> [DIRECTIVE]: Identify every line containing the word "matplotlib" and reproduce each one.

> [GIVEN MATERIAL]:
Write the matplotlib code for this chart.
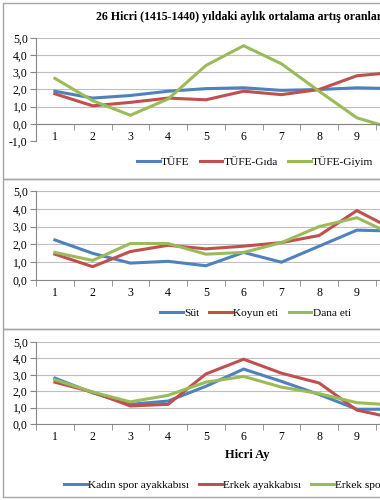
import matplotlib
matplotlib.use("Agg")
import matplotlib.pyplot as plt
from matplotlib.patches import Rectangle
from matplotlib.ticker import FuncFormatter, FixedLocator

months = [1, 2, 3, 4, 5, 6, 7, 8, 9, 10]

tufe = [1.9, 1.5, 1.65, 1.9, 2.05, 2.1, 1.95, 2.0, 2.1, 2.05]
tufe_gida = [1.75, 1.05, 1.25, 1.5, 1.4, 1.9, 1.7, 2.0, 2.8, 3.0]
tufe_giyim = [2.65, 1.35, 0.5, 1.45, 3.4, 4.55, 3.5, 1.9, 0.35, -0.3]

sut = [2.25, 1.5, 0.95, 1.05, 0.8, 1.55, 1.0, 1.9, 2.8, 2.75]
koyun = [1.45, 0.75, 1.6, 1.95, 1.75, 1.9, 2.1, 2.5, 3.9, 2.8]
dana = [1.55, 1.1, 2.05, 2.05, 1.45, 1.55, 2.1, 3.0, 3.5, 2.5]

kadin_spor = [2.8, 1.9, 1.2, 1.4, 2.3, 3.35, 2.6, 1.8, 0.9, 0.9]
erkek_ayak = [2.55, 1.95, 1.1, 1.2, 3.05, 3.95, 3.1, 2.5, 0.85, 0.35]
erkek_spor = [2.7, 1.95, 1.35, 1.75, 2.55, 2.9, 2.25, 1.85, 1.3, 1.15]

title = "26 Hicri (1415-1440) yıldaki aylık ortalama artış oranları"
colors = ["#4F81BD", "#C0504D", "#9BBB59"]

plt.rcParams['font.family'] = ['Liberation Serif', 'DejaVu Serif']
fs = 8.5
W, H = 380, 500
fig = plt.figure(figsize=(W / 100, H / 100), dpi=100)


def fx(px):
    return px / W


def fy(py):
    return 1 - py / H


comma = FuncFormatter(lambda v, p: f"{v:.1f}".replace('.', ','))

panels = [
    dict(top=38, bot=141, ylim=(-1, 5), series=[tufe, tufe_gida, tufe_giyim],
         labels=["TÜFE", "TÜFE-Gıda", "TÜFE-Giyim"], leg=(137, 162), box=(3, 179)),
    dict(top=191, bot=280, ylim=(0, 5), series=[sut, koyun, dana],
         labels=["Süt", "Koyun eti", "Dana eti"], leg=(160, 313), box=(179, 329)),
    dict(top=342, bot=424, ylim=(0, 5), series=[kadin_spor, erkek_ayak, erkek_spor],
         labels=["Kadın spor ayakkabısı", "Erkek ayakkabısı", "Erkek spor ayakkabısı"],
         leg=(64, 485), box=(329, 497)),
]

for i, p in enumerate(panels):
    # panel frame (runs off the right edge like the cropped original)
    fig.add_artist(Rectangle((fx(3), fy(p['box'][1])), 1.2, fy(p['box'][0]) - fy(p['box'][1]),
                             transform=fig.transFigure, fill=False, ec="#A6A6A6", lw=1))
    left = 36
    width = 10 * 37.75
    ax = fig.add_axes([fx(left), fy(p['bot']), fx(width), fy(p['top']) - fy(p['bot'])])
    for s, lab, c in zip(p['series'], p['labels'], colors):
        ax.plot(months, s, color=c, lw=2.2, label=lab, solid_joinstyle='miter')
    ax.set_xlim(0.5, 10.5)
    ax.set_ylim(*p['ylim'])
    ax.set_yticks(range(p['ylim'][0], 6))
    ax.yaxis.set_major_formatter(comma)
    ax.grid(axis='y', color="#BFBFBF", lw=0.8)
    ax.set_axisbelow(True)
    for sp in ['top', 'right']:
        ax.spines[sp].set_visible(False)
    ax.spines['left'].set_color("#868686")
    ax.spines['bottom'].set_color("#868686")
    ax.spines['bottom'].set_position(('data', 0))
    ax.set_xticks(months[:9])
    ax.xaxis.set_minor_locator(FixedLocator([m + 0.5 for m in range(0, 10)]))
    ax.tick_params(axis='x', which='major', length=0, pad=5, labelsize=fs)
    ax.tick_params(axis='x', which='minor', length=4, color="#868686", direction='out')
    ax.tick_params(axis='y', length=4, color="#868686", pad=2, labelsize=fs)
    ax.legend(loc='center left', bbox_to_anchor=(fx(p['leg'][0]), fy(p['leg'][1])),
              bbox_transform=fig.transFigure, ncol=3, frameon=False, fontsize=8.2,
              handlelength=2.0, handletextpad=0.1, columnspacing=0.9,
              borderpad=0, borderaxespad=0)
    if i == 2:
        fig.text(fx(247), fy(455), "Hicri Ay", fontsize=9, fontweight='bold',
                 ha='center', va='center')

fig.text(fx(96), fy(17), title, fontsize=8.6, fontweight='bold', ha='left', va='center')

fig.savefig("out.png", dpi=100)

> [THE RESULT]:
Write the matplotlib code for this chart.
import matplotlib
matplotlib.use("Agg")
import matplotlib.pyplot as plt
from matplotlib.patches import Rectangle
from matplotlib.ticker import FuncFormatter, FixedLocator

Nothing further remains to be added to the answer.